» **TASK REQUIREMENTS**: Work through the data below and give the number of lines holding "this", nothing more.

** BEGIN STORED RECORDS **

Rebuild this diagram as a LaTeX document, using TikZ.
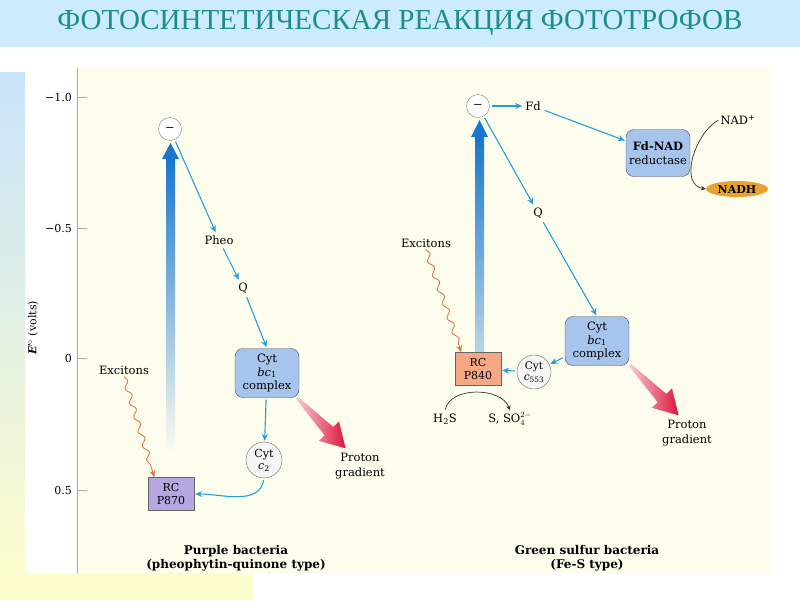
\documentclass[tikz,border=0pt]{standalone}
\usepackage{fontspec}
\setmainfont{DejaVu Serif}
\newfontfamily\titlefont{Liberation Serif}
\usetikzlibrary{arrows.meta,decorations.pathmorphing,shapes.geometric}

\definecolor{bandblue}{RGB}{204,236,254}
\definecolor{titleteal}{RGB}{28,140,140}
\definecolor{panelcream}{RGB}{253,253,238}
\definecolor{stripblue}{RGB}{200,228,250}
\definecolor{stripyellow}{RGB}{252,252,205}
\definecolor{axisgray}{RGB}{170,170,170}
\definecolor{flowblue}{RGB}{38,160,212}
\definecolor{bigblue}{RGB}{24,118,206}
\definecolor{cytblue}{RGB}{166,196,236}
\definecolor{rcpurple}{RGB}{182,166,226}
\definecolor{rcsalmon}{RGB}{246,168,134}
\definecolor{nadhorange}{RGB}{232,162,48}
\definecolor{excorange}{RGB}{226,120,80}
\definecolor{protred}{RGB}{222,20,60}
\definecolor{protpink}{RGB}{248,205,212}

\begin{document}
\begin{tikzpicture}[x=1pt,y=-1pt,
  every node/.style={font=\fontsize{11.5}{13.5}\selectfont},
  lbl/.style={inner sep=2pt, align=center},
  capt/.style={align=center, font=\bfseries\fontsize{12}{14}\selectfont},
  elec/.style={circle, draw=gray, fill=white, minimum size=23pt, inner sep=0pt},
  cytbox/.style={draw=black!70, fill=cytblue, rounded corners=8pt, minimum width=64pt,
    minimum height=49pt, align=center, inner sep=1pt, font=\fontsize{11.5}{13.5}\selectfont},
  cytcirc/.style={circle, draw=gray!80!black, fill=gray!8, minimum size=36pt, inner sep=0pt,
    align=center, font=\fontsize{11}{12}\selectfont},
  rcbox/.style={draw=black!60, minimum width=46pt, minimum height=33pt, align=center,
    inner sep=1pt, font=\fontsize{11}{13}\selectfont},
  flow/.style={draw=flowblue, line width=1.1pt, -{Stealth[length=7pt,width=6pt]},
    shorten <=2pt, shorten >=1pt},
  blk/.style={draw=black!80, line width=0.7pt, -{Stealth[length=5pt,width=4.5pt]}},
  exc/.style={draw=excorange, line width=0.9pt, -{Stealth[length=7pt,width=6pt]},
    decorate, decoration={snake, amplitude=2.5pt, segment length=15pt, post length=7pt}}
]
\useasboundingbox (0,0) rectangle (800,600);

% backgrounds
\fill[white] (0,0) rectangle (800,600);
\fill[bandblue] (0,0) rectangle (800,47);
\shade[top color=stripblue, bottom color=stripyellow] (0,72) rectangle (25,573);
\fill[stripyellow] (0,573) rectangle (253,600);
\fill[panelcream] (77,68) rectangle (770,573);
\node[text=titleteal, font=\titlefont\fontsize{29}{29}\selectfont] (title) at (400,23)
  {ФОТОСИНТЕТИЧЕСКАЯ РЕАКЦИЯ ФОТОТРОФОВ};

% energy axis
\draw[axisgray] (77,68) -- (77,573);
\foreach \yy/\vv [count=\i] in {97/{−1.0},228/{−0.5},358/0,490/0.5} {
  \draw[axisgray] (77,\yy) -- (87,\yy);
  \node[anchor=east, inner sep=0pt, font=\fontsize{11}{13}\selectfont] (tick\i) at (72,\yy) {\vv};
}
\node[rotate=90, font=\fontsize{11}{13}\selectfont] (elabel) at (33,328)
  {{\bfseries\itshape E}$'^{\circ}$ (volts)};

% purple bacteria
\shade[top color=bigblue, middle color=bigblue!60!panelcream, bottom color=panelcream]
  (166,158) rectangle (175,452);
\fill[bigblue] (162,159) -- (170.5,143) -- (179,159) -- cycle;
\node[elec] (eL) at (170,129) {−};
\node[lbl] (pheo) at (219,240) {Pheo};
\node[lbl] (qL) at (243,288) {Q};
\node[cytbox] (bcL) at (267,373) {Cyt\\\textit{bc}\textsubscript{1}\\complex};
\node[cytcirc] (cL) at (264,460) {Cyt\\\textit{c}\textsubscript{2}};
\node[rcbox, fill=rcpurple] (rcL) at (171,494) {RC\\P870};
\node[lbl] (excL) at (124,370) {Excitons};
\node[lbl, font=\fontsize{11.5}{15}\selectfont] (protL) at (360,466) {Proton\\gradient};
\node[capt] (capL) at (236,558) {Purple bacteria\\(pheophytin-quinone type)};
\draw[flow] (eL) -- (pheo);
\draw[flow] (pheo) -- (qL);
\draw[flow] (qL) -- (bcL.north);
\draw[flow] (bcL) -- (cL);
\draw[flow] (cL.south) to[out=-100, in=0] (rcL.east);
\draw[exc] (excL.south) -- (rcL.135);
\begin{scope}[shift={(297,398)}, rotate=-46]
\shade[left color=protpink, right color=protred]
  (0,-1.5) -- (46,-6) -- (46,-14) -- (70,0) -- (46,14) -- (46,6) -- (0,1.5) -- cycle;
\end{scope}

% green sulfur bacteria
\shade[top color=bigblue, middle color=bigblue!70!panelcream, bottom color=bigblue!30!panelcream]
  (475,136) rectangle (484,352);
\fill[bigblue] (471,137) -- (479.5,120) -- (488,137) -- cycle;
\node[elec] (eR) at (478,106) {−};
\node[lbl] (fd) at (533,106) {Fd};
\node[cytbox, minimum height=47pt] (fdnad) at (658,153)
  {\textbf{Fd-NAD}\\reductase};
\node[lbl] (nadp) at (738,120) {NAD\textsuperscript{+}};
\node[ellipse, fill=nadhorange, minimum width=62pt, minimum height=16pt, inner sep=0pt,
  font=\bfseries\fontsize{11}{13}\selectfont] (nadh) at (737,189) {NADH};
\node[lbl] (qR) at (538,213) {Q};
\node[cytbox] (bcR) at (597,341) {Cyt\\\textit{bc}\textsubscript{1}\\complex};
\node[cytcirc, minimum size=34pt, font=\fontsize{10.5}{11.5}\selectfont] (cR) at (534,372)
  {Cyt\\\textit{c}\textsubscript{553}};
\node[rcbox, fill=rcsalmon] (rcR) at (478,369) {RC\\P840};
\node[lbl] (excR) at (426,243) {Excitons};
\node[lbl] (h2s) at (445,419) {H\textsubscript{2}S};
\node[lbl] (sso) at (510,419) {S, SO$_4^{2-}$};
\node[lbl, font=\fontsize{11.5}{15}\selectfont] (protR) at (687,433) {Proton\\gradient};
\node[capt] (capR) at (587,558) {Green sulfur bacteria\\(Fe-S type)};
\draw[flow] (eR) -- (fd);
\draw[flow] (fd) -- (fdnad);
\draw[blk] (nadp.west) to[out=210, in=170] (nadh.west);
\draw[flow] (eR) -- (qR);
\draw[flow] (qR) -- (bcR.north);
\draw[flow] (bcR) -- (cR);
\draw[flow] (cR) -- (rcR);
\draw[exc] (excR.south) -- (rcR.135);
\draw[blk, shorten <=2pt] (h2s.north) to[out=80, in=110] (sso.north);
\begin{scope}[shift={(630,365)}, rotate=-46]
\shade[left color=protpink, right color=protred]
  (0,-1.5) -- (46,-6) -- (46,-14) -- (70,0) -- (46,14) -- (46,6) -- (0,1.5) -- cycle;
\end{scope}
\end{tikzpicture}
\end{document}
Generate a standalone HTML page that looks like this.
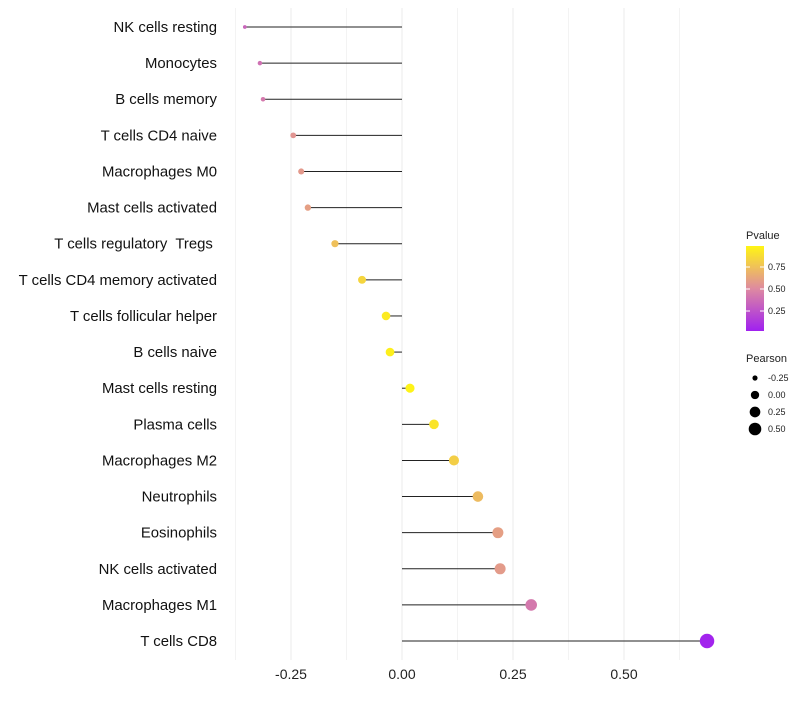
<!DOCTYPE html>
<html><head><meta charset="utf-8"><style>
body{margin:0;background:#fff;font-family:"Liberation Sans",sans-serif}
text{white-space:pre}
</style></head><body>
<svg id="chart" width="800" height="700" xmlns="http://www.w3.org/2000/svg" font-family="Liberation Sans, sans-serif"></svg>
<script>
const categories=["NK cells resting","Monocytes","B cells memory","T cells CD4 naive","Macrophages M0","Mast cells activated","T cells regulatory  Tregs ","T cells CD4 memory activated","T cells follicular helper","B cells naive","Mast cells resting","Plasma cells","Macrophages M2","Neutrophils","Eosinophils","NK cells activated","Macrophages M1","T cells CD8"];
const pearson=[-0.354,-0.320,-0.313,-0.245,-0.227,-0.212,-0.151,-0.090,-0.036,-0.027,0.018,0.072,0.117,0.171,0.216,0.221,0.291,0.687];
const pvalue=[0.33,0.38,0.42,0.55,0.57,0.6,0.75,0.85,0.95,0.97,0.99,0.92,0.82,0.73,0.6,0.58,0.42,0.02];
const xTicks=[-0.25,0,0.25,0.5];
const xTickLabels=["-0.25","0.00","0.25","0.50"];
const legendP=[0.25,0.5,0.75];
const legendPearson=[-0.25,0,0.25,0.5];
const NS="http://www.w3.org/2000/svg",svg=document.getElementById('chart');
function mk(t,a,p){const e=document.createElementNS(NS,t);for(const k in a)e.setAttribute(k,a[k]);(p||svg).appendChild(e);return e;}
const X=v=>402+v*444;
const Y=i=>27+i*36.12;
const R=v=>Math.sqrt(Math.max(3.5,20+47*v));
function lerp(a,b,t){return a.map((x,i)=>Math.round(x+(b[i]-x)*t));}
function col(p){const c0=[160,32,240],c1=[222,138,160],c2=[255,245,20];
const c=p<0.5?lerp(c0,c1,p/0.5):lerp(c1,c2,(p-0.5)/0.5);return `rgb(${c})`;}
let k=0;
for(let v=-0.375;v<=0.63;v+=0.125){const g=mk('line',{x1:X(v),x2:X(v),y1:8,y2:660,stroke:(k++%2)?'#ebebeb':'#f3f3f3','stroke-width':1});
}
xTicks.forEach((v,i)=>{const t=mk('text',{x:X(v),y:679,'text-anchor':'middle','font-size':14,fill:'#222'});t.textContent=xTickLabels[i];
});
categories.forEach((c,i)=>{
const t=mk('text',{x:217,y:Y(i)+5,'text-anchor':'end','font-size':14.9,fill:'#111'});t.textContent=c;

const l=mk('line',{x1:X(0),x2:X(pearson[i]),y1:Y(i),y2:Y(i),stroke:'#222','stroke-width':1});

const d=mk('circle',{cx:X(pearson[i]),cy:Y(i),r:R(pearson[i]),fill:col(pvalue[i])});

});
const defs=mk('defs',{});const lg=mk('linearGradient',{id:'pg',x1:0,y1:1,x2:0,y2:0},defs);
[0,0.25,0.5,0.75,1].forEach(p=>mk('stop',{offset:p,'stop-color':col(p)},lg));
const lt=mk('text',{x:746,y:239,'font-size':11,fill:'#222'});lt.textContent='Pvalue';

const bar=mk('rect',{x:746,y:246,width:18,height:85,fill:'url(#pg)'});

legendP.forEach(p=>{const y=333-p*88;mk('line',{x1:746,x2:750,y1:y,y2:y,stroke:'#fff'});mk('line',{x1:760,x2:764,y1:y,y2:y,stroke:'#fff'});
const t=mk('text',{x:768,y:y+3,'font-size':9,fill:'#222'});t.textContent=p.toFixed(2);
});
const st=mk('text',{x:746,y:362,'font-size':11,fill:'#222'});st.textContent='Pearson';

legendPearson.forEach((v,i)=>{const y=378+i*17;const c=mk('circle',{cx:755,cy:y,r:R(v)-0.3,fill:'#000'});

const t=mk('text',{x:768,y:y+3,'font-size':9,fill:'#222'});t.textContent=v.toFixed(2);
});
</script>
</body></html>
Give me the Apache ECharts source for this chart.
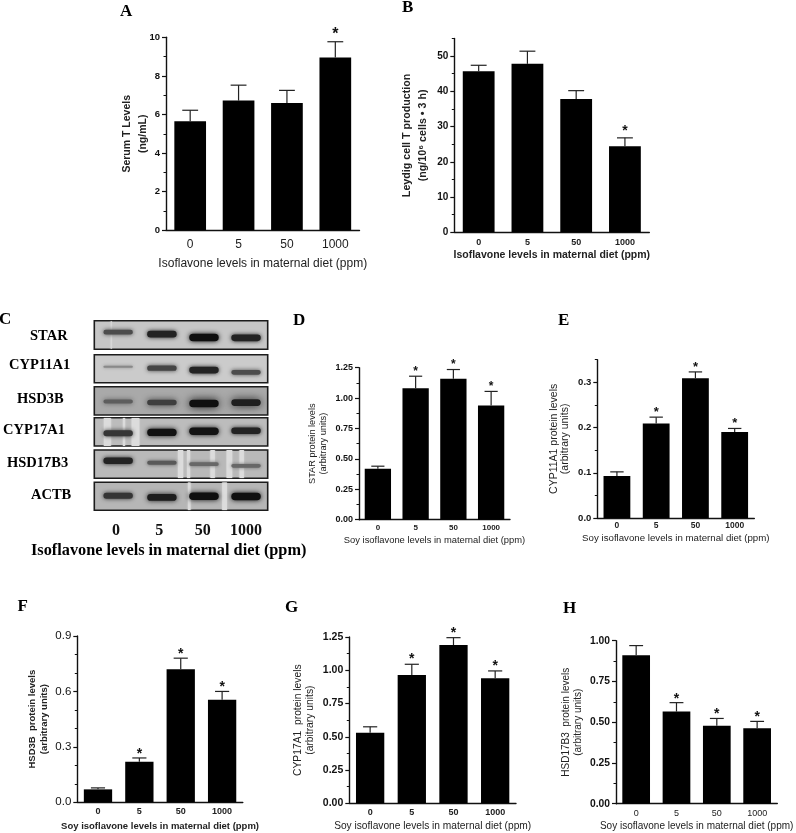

** END STORED RECORDS **

» **ANSWER TO THE TASK**: 3